Be ashamed, O Sidon, for the sea has spoken, the stronghold of the sea, saying: “I have neither labored nor given birth, I have neither reared young men nor brought up young women.” When the report comes to Egypt, they will be in anguish over the report about Tyre.  Cross over to Tarshish; wail, O inhabitants of the coast! Is this your exultant city whose origin is from days of old, whose feet carried her to settle far away? Who has purposed this against Tyre, the bestower of crowns, whose merchants were princes, whose traders were the honored of the earth?

Isaiah 23:4-8


These cities also viewed the sea as a means of protection. Like a moat. They had great pride in their security. The loss is so great that it is as though no children were ever raised there. Tyre was literally partly on an island and essentially siege proof until they tried the patience of Alexander the Great who scraped the city on the mainland into the water and built a causeway out to lay siege up close and personal. The causeway expanded over the centuries. It doesn't really look like an island anymore. The location of Tarshish is probably Spain. This is not the Tarsus of Paul.


The Lord of hosts has purposed it, to defile the pompous pride of all glory, to dishonor all the honored of the earth. Cross over your land like the Nile, O daughter of Tarshish; there is no restraint anymore. He has stretched out his hand over the sea; he has shaken the kingdoms; the Lord has given command concerning Canaan to destroy its strongholds. And he said: “You will no more exult, O oppressed virgin daughter of Sidon; arise, cross over to Cyprus, even there you will have no rest.” Behold the land of the Chaldeans! This is the people that was not; Assyria destined it for wild beasts. They erected their siege towers, they stripped her palaces bare, they made her a ruin. Wail, O ships of Tarshish, for your stronghold is laid waste.

Isaiah 23:9-14


God explains why he judged Tyre and Sidon. They were very powerful and God chose to remove their power. Tarshish had a new found freedom and could now move about their countryside without fear of those who had ruled over them. The refugees are pictured as having nowhere to go. The warning is about the Assyrians and their military actions in the area that impacted Tyre and Sidon. The actions of the Assyrians, then Nebuchadnezzar, then Artaxerxes resulted in periodic attacks on this region from about 745 BC until 333 BC.

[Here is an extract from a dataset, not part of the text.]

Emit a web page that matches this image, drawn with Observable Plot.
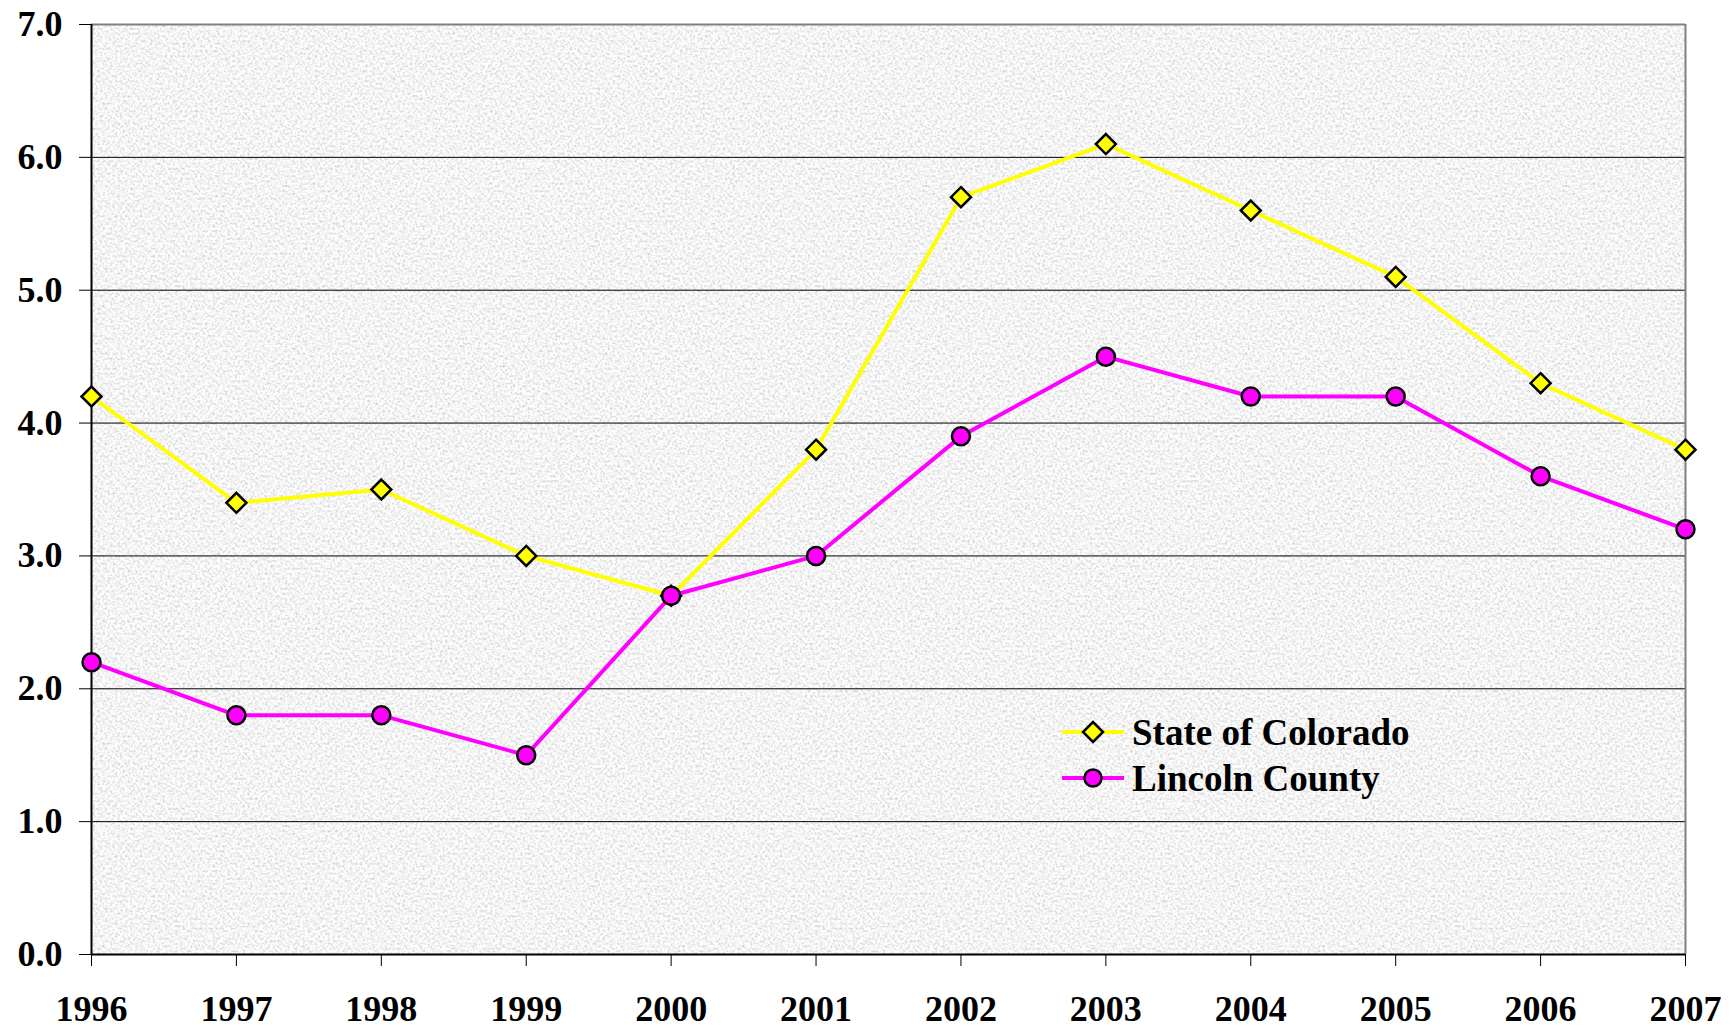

They lost joy, peace, tenure on the land, and eventually all security. Babylon the nation (Chaldeans) is used as an example of the Assyrian destruction to come for Tyre and Sidon. Tarshish is reminded that commerce is over although they can do as they please back home in Spain.


In that day Tyre will be forgotten for seventy years, like the days of one king. At the end of seventy years, it will happen to Tyre as in the song of the prostitute: “Take a harp; go about the city, O forgotten prostitute! Make sweet melody; sing many songs, that you may be remembered.” At the end of seventy years, the Lord will visit Tyre, and she will return to her wages and will prostitute herself with all the kingdoms of the world on the face of the earth. Her merchandise and her wages will be holy to the Lord. It will not be stored or hoarded, but her merchandise will supply abundant food and fine clothing for those who dwell before the Lord.

Isaiah 23:15-18


This postscript applies to the time between Sennacherib's campaigns about 701 BC and 630 BC when the regained power and the Assyrians faded. Tyre has a “What Happens in Vegas Stays in Vegas” type advertising campaign to remind everyone how good it was when it was good and the city begins again to have commerce. In fact, the city is redeemed by God and used to generously provide material for rebuilding the Temple when the exile is over. This is a picture of you guys sitting in class. He redeemed you that you may be holy to the Lord. Remember your life is lived before the face of God.